Core Techniques in Data Visualization for Statistical Analysis
Data visualization for statistical analysis employs techniques like histograms, scatter plots, box plots, and heatmaps to represent data distributions, relationships, and trends. These methods transform raw statistical data into visual formats that reveal patterns, outliers, and correlations, making complex analyses accessible and interpretable for decision-making.
Key Principles of Effective Visualization
Effective techniques adhere to principles such as clarity, accuracy, and simplicity. For instance, choosing the right scale (linear vs. logarithmic) ensures accurate representation of data variability, while color coding in heatmaps highlights statistical significance without overwhelming the viewer. Tools like ggplot2 in R or Tableau facilitate these visualizations by integrating statistical computations directly into graphical outputs.
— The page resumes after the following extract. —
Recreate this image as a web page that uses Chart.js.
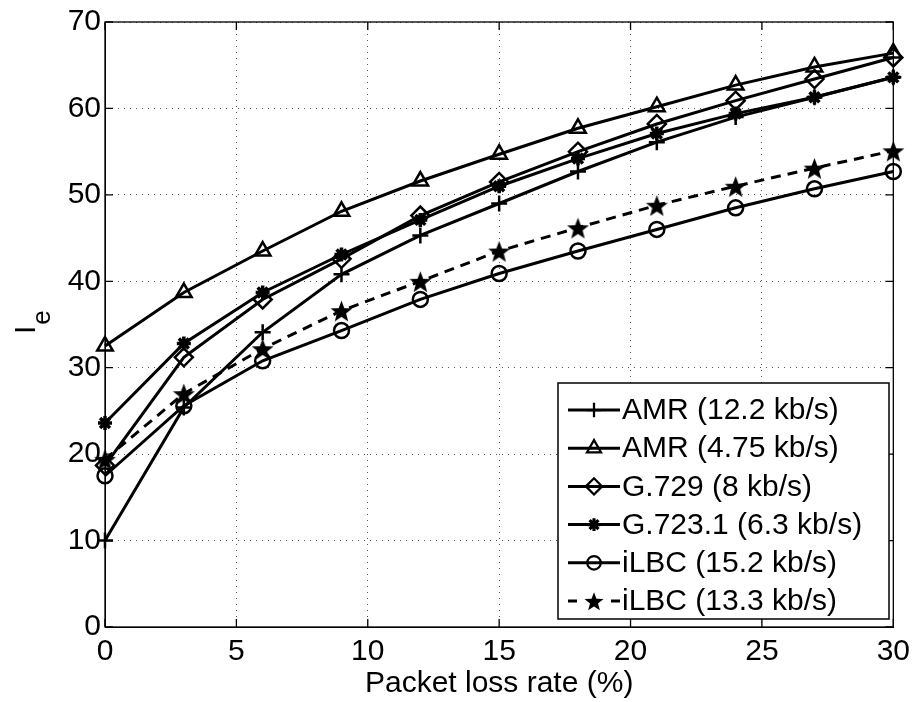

Practical Example: Analyzing Sales Data
Consider a dataset of monthly sales figures across regions. A line graph visualizes trends over time, revealing seasonal patterns, while a scatter plot between sales and advertising spend identifies correlations (e.g., a positive linear relationship with r=0.85). Adding a box plot for regional comparisons exposes outliers, such as an underperforming area, guiding targeted statistical interventions.
Importance and Real-World Applications
These techniques are crucial in fields like finance, healthcare, and marketing, where visualizing statistical models (e.g., regression lines or confidence intervals) supports hypothesis testing and predictive analytics. By addressing misconceptions like over-relying on pie charts for non-categorical data, visualizations enhance evidence-based decisions, reducing errors in interpreting statistical results.